The Lockheed F-94, displayed at the National Museum of the United States Air Force, represents a pivotal transition in American air defense capability during the early jet age. Developed from the T-33 two-seat trainer — itself derived from the F-80 Shooting Star — the F-94 became the U.S. Air Force's first operational jet-powered all-weather and night fighter, entering service in 1950 just as the Korean War was beginning. The aircraft was a two-crew platform, pairing a pilot with a dedicated radar operator, and was equipped with an AN/APG-33 airborne intercept radar in its A and B variants. This crew and sensor configuration directly reflected the operational complexity of night and adverse-weather interception, a mission set that demanded workload distribution that single-seat aircraft of the era simply could not accommodate.
The F-94's replacement of the F-82 Twin Mustang in the night interception and escort role marked the formal end of piston-powered air defense in the American inventory. The F-82 — itself an extraordinary engineering solution, essentially two P-51 Mustang fuselages joined by a common wing to extend range and reduce crew fatigue on long overwater patrols — had served creditably in the early Korean conflict, achieving some of the first air-to-air kills of that war. However, the F-82 was already an anachronism by 1950 against jet-powered threats. The F-94 brought meaningful speed improvements and an integrated radar fire control system, though its early Korean deployment was restricted: USAF commanders initially kept the F-94 from operating over North Korea, fearing a shootdown would deliver sensitive radar and avionics technology to Soviet analysts.
The nomenclature note in the original caption — that only the F-94C is formally designated the Starfire — reflects a meaningful engineering divergence within the F-94 family. The F-94C was not merely an incremental improvement but a substantially redesigned aircraft. It introduced a Pratt & Whitney J48 turbojet replacing the earlier Allison J33, a thinner and more swept wing, and a dramatically different armament philosophy: the guns of the A and B models were entirely deleted in favor of an all-rocket battery, with 24 unguided folding-fin aerial rockets housed in a nose ring and four wingtip pods. The F-94C also incorporated the Hughes E-5 fire control system with an AN/APG-40 radar, presaging the tight radar-weapons integration that would define American interceptors through the F-101, F-102, and F-106 of the following decade.
For professional aviators, the F-94 lineage carries forward lessons that remain embedded in modern operations. The aircraft institutionalized the crew concept for complex sensor-rich missions — a model that persisted through the F-4 Phantom, the EA-6B Prowler, and into contemporary platforms like the F/A-18F and E-7 Wedgetail. The deliberate decision to dedicate a crewmember solely to radar interpretation and weapons employment acknowledged that cognitive task saturation in night and instrument conditions is a physiological and operational constraint, not merely a preference. That recognition — that instrument and sensor workload in degraded visual environments demands structured crew resource management — is as relevant to a modern Citation crew conducting a coupled approach in IMC as it was to an F-94 crew prosecuting a night intercept over the Korean Peninsula in 1952.

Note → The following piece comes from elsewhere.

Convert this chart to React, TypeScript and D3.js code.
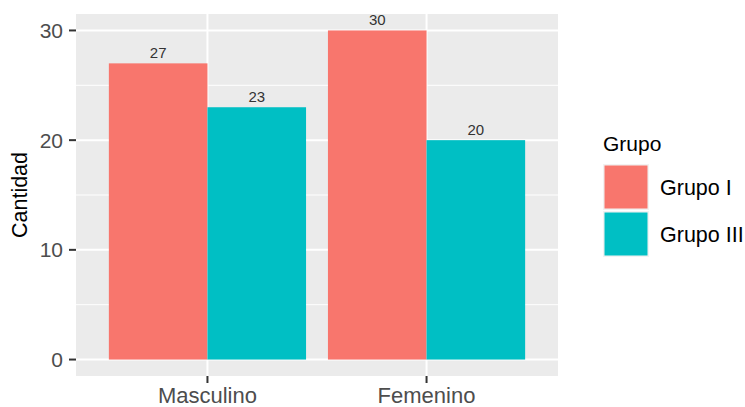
import React from "react";
import * as d3 from "d3";

const categories = ["Masculino", "Femenino"];
const groups = ["Grupo I", "Grupo III"];
const grupoI = [27, 30];
const grupoIII = [23, 20];
const yTicks = [0, 10, 20, 30];
const yMinor = [5, 15, 25];
const colors = ["#F8766D", "#00BFC4"];

const W = 745;
const H = 407;
const panel = { left: 76, right: 558, top: 14, bottom: 376 };
const FONT = "'Liberation Sans', Arial, Helvetica, sans-serif";

export default function App() {
  const series = [grupoI, grupoIII];
  const x = d3
    .scaleLinear()
    .domain([0.4, categories.length + 0.6])
    .range([panel.left, panel.right]);
  const y = d3.scaleLinear().domain([-1.5, 31.5]).range([panel.bottom, panel.top]);
  const barW = 0.9;
  const sub = barW / groups.length;

  return (
    <svg
      width={W}
      height={H}
      style={{ position: "absolute", left: 0, top: 0, background: "#fff" }}
      fontFamily={FONT}
    >
      <rect x={panel.left} y={panel.top} width={panel.right - panel.left} height={panel.bottom - panel.top} fill="#EBEBEB" />
      {yMinor.map((t) => (
        <line key={"mi" + t} x1={panel.left} x2={panel.right} y1={y(t)} y2={y(t)} stroke="#fff" strokeWidth={1} />
      ))}
      {yTicks.map((t) => (
        <line key={"ma" + t} x1={panel.left} x2={panel.right} y1={y(t)} y2={y(t)} stroke="#fff" strokeWidth={2} />
      ))}
      {categories.map((c, i) => (
        <line key={"vx" + c} x1={x(i + 1)} x2={x(i + 1)} y1={panel.top} y2={panel.bottom} stroke="#fff" strokeWidth={2} />
      ))}
      {categories.map((c, i) =>
        series.map((s, g) => {
          const x0 = x(i + 1 - barW / 2 + g * sub);
          const x1 = x(i + 1 - barW / 2 + (g + 1) * sub);
          return (
            <rect key={c + g} x={x0} y={y(s[i])} width={x1 - x0} height={y(0) - y(s[i])} fill={colors[g]} />
          );
        })
      )}
      {categories.map((c, i) =>
        series.map((s, g) => {
          const cx = x(i + 1 - barW / 2 + (g + 0.5) * sub);
          return (
            <text key={"lb" + c + g} x={cx} y={y(s[i]) - 5} textAnchor="middle" fontSize={15} fill="#333">
              {s[i]}
            </text>
          );
        })
      )}
      {yTicks.map((t) => (
        <g key={"yt" + t}>
          <line x1={panel.left - 7} x2={panel.left} y1={y(t)} y2={y(t)} stroke="#333" strokeWidth={2} />
          <text x={panel.left - 13} y={y(t)} dy="0.35em" textAnchor="end" fontSize={21} fill="#4D4D4D">
            {t}
          </text>
        </g>
      ))}
      {categories.map((c, i) => (
        <g key={"xt" + c}>
          <line x1={x(i + 1)} x2={x(i + 1)} y1={panel.bottom} y2={panel.bottom + 7} stroke="#333" strokeWidth={2} />
          <text x={x(i + 1)} y={panel.bottom + 27} textAnchor="middle" fontSize={22} fill="#4D4D4D">
            {c}
          </text>
        </g>
      ))}
      <text
        transform={`translate(27, ${(panel.top + panel.bottom) / 2}) rotate(-90)`}
        textAnchor="middle"
        fontSize={21.5}
        fill="#000"
      >
        Cantidad
      </text>
      <text x={603} y={151} fontSize={21} fill="#000">
        Grupo
      </text>
      {groups.map((g, i) => (
        <g key={"lg" + g}>
          <rect x={603} y={164 + i * 47} width={46} height={46} fill="#F2F2F2" />
          <rect x={604.5} y={165.5 + i * 47} width={43} height={43} fill={colors[i]} />
          <text x={660} y={187 + i * 47} dy="0.35em" fontSize={21.5} fill="#000">
            {g}
          </text>
        </g>
      ))}
    </svg>
  );
}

The F-94's presence in museum collections like Wright-Patterson serves a purpose beyond historical preservation. It anchors the institutional memory of how rapidly jet aviation matured in the late 1940s and early 1950s, compressing decades of aeronautical development into a few years under the pressure of the Cold War. The leap from the F-82's twin-boom piston configuration to a radar-equipped jet interceptor occurred within a single procurement generation, foreshadowing the acceleration of avionics and platform capability that operators in business aviation, regional aviation, and air transport now navigate as continuous baseline reality. Understanding where all-weather operations began — fragile, politically constrained, technically limited — gives current operators useful perspective on the depth of capability now embedded in even light turbine aircraft.